Nomystery is a transportation domain designed to study resource constrained planning
[1,2]. In this domain, a truck moves in a weighted graph; a set of packages must be
transported between nodes; actions move along edges, and load/unload packages; each move
consumes the edge weight in fuel. In brief, Nomystery is a straightforward problem similar
to the ones contained in many IPC benchmarks. Its key feature is that it comes with a
domain-specific optimal solver allowing to control the constrainedness of the
resources. The generator first creates a random connected undirected graph with n nodes,
and it adds k packages with random origins and destinations. The edge weights are
uniformly drawn between 1 and an integer W. The optimal solver computes the minimum
required amount of fuel M, and the initial fuel supply is set to [C ×M], where C ≥1 is a
(float) input parameter of the generator. The parameter C denotes the ratio between the
available fuel vs. the minimum amount required. The problem becomes more constrained when
C approaches 1.

A ubiquitous feature of planning problems is the need to economize limited resources such
as fuel or money. While heuristic search, mostly based on relaxation heuristics, is
currently the superior method for most varieties of planning, its ability to solve
critically resource-constrained problems is limited: relaxation heuristics basically
ignore the resource consumption by actions. Nomystery generator is a nice test domain to
study the behavior of planning algorithms in planning problems with resources.

There are two ways to scale problem difficulty in Nomystery: increasing the number of
packages and locations, and decreasing C. The generator is very fast up to 18 locations
and 18 packages. Two types of encoding can be used for the problems: Hard and
Hard-cost. The only difference is in the action costs. While all actions have a unit cost
in Hard encoding, in Hard-cost version action costs are equal to the amount of fuel
consumed by the action. Therefore, the total cost of a plan for Hard-cost encoding equals
the amount of fuel consumed in the plan. In Hard encoding, problems with 12 locations and
12 packages become quite challenging for state of the art planners when C is close 1
[1]. Hard-cost encoding makes the problems easier for the current planners. The reason is
that the heuristic functions that consider costs are not any more completely ignorant to
the resource consumption of actions. However, this type of encoding is not always feasible
for resource planning; there might be several resources and the cost of the plan might be
different from the amount of the resource consumption. However, our initial experiments
show problems in this encoding with 12 locations and 15 packages become challenging for
current planners when C is close to 1.

From the two versions of the domain we have chosen the non-cost one (cost of the plan and
resource consumption are not related). As the domain creator says, this is the most
difficult one of the two formulations. In addition, it is the less similar to the
Transport domain. According to the domain creator planners find it difficult to solve
problems with more than 12 locations and 12 packages when the constraint on the resource
tends to 1. For the satisficing track, problems 1-10 start with 6 locations and 6 packages
with c=1.5 and each problem increases 1 package and 1 location to the previous one (so
problem 10 has 15 packages and 15 locations). Problems 11-20 also start in 6-6 and
increase parameters by 1, but in this case c=1.1.

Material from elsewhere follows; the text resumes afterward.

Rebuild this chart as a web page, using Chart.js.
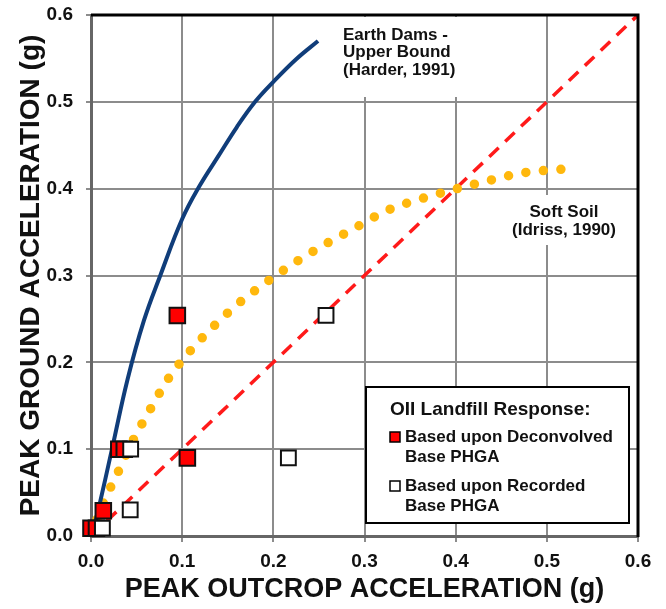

For the optimal track, we developed a first version where problems 1-10 start with 2
locations and 1 package with c=1.5 and each problem increases 1 location and 1 package to
the previous one (so problem 10 has 10 packages and 11 locations). Problems 11-20 also
start in 2-1 and increase parameters by 1, but in this case c=1.1. This version resulted
to be quite simple, so we generated a tougher one. We started with 4 locations and 3
packages (last problem had 13 locations and 12 packages) with c=1.5 and c=1.1. That
version was also quite simple, so a third one has been generated. From experiments it
seems the lower the constraint the easier the problems are for the optimal planners: the
search space is pruned quickly as the cost limits the number of applicable actions. Taking
that into account we have generated problems with c=1.1, 1.5 and 2.0. Problems 1-6 have
c=1.1 and start in 9 locations and 8 packages till 14-13. From 7-13 c=1.5, starting in 8
locations and 7 packages. Problems 14-20 are like 7-13 but with c=2.0.